Escambia: Pensacola High School launched an “8th Period” after-school tutoring program this week to help students who have been falling behind. The program, which is staffed by teachers, is open to any student and will continue at least through the end of the school year. It’s open Monday through Saturday. About 40 students have signed up for help. Pensacola News Journal.

Okaloosa: Jessica Landry, a 5th-grade math and science teacher at Plew Elementary School, has been named the Okaloosa County School District’s teacher of the year. Northwest Florida Daily News.

Citrus: School board members are expected to decide at Tuesday’s meeting how the district will conduct graduation ceremonies and bring volunteers back into schools. The district has announced its intent to hold traditional commencement ceremonies, and is proposing to bring volunteers back in phases. Citrus County Chronicle.

Flagler: A 12-year-old student at Bunnell Elementary School has been arrested and accused of threatening to commit a mass shooting at the school. He told deputies he was joking. It was the third arrest for threats to a Flagler school in eight days. Flagler Live. WFTV. WTLV. Daytona Beach News-Journal.

Columbia: Security has been added at county schools after a Columbia High School student was shot and killed and another student was wounded in Lake City this week. Grief counselors were also on hand. Dionne Leslie was a 17-year-old sophomore. WJXT.

Gulf: Students were back at Wewahitchka High School on Thursday after being sent home Wednesday morning while authorities investigated a written threat against the school. WJHG.

School crimes database: A searchable database of crimes in schools has been launched by the father of a student who was killed in the Marjory Stoneman Douglas High School shooting nearly three years ago. Max Schachter started the Safe Schools for Alex database to honor his son.
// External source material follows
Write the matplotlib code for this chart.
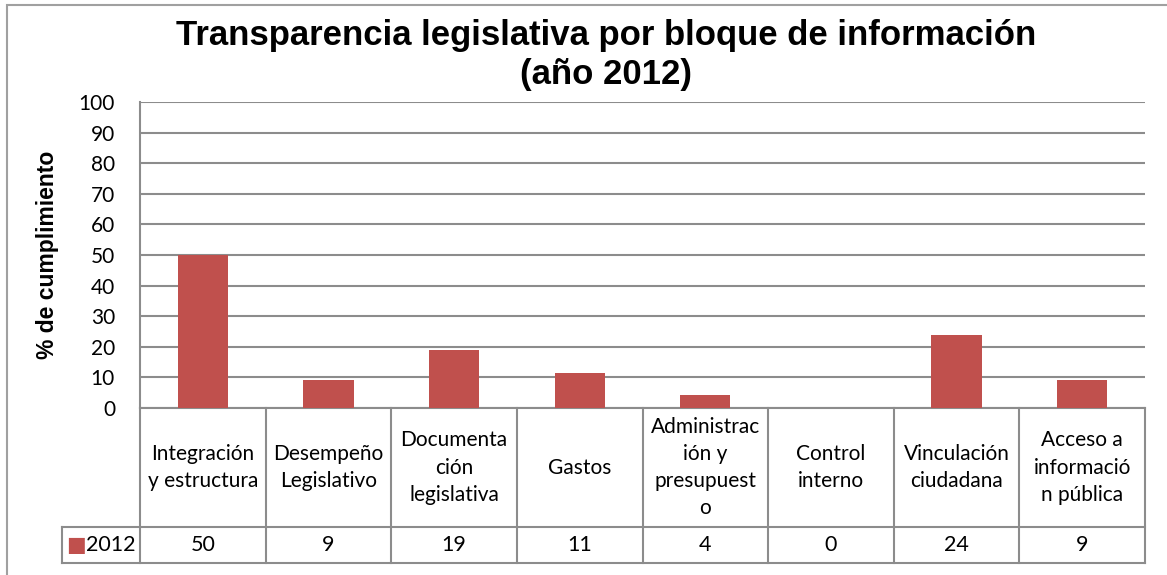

It uses data from the Florida Department of Education. “Prior to this site being created by Safe Schools for Alex, parents had no idea,” Schachter said. “Schools aren’t going to be transparent and tell you that we had a hundred fights last year.” WPLG.

Colleges and universities: The University of South Florida’s Sarasota-Manatee campus is expanding its shadowing program to the Manasota Black Chamber of Commerce. For years, the school has worked with the Sarasota and Manatee chambers to match students with local executives. Bradenton Herald. Broward College has received a $377,000 from the Florida Blue Foundation to set up three food pantries over the next four years. WLRN.

Around the nation: Marjorie Taylor Greene, a Republican U.S. representative from Georgia, has been barred by her colleagues from taking her assigned seat on the House Education and Labor Committee. Among Greene’s many controversial social media posts and statements over the years are ones that question whether several school shootings, including the one in Parkland, really happened. Education Week.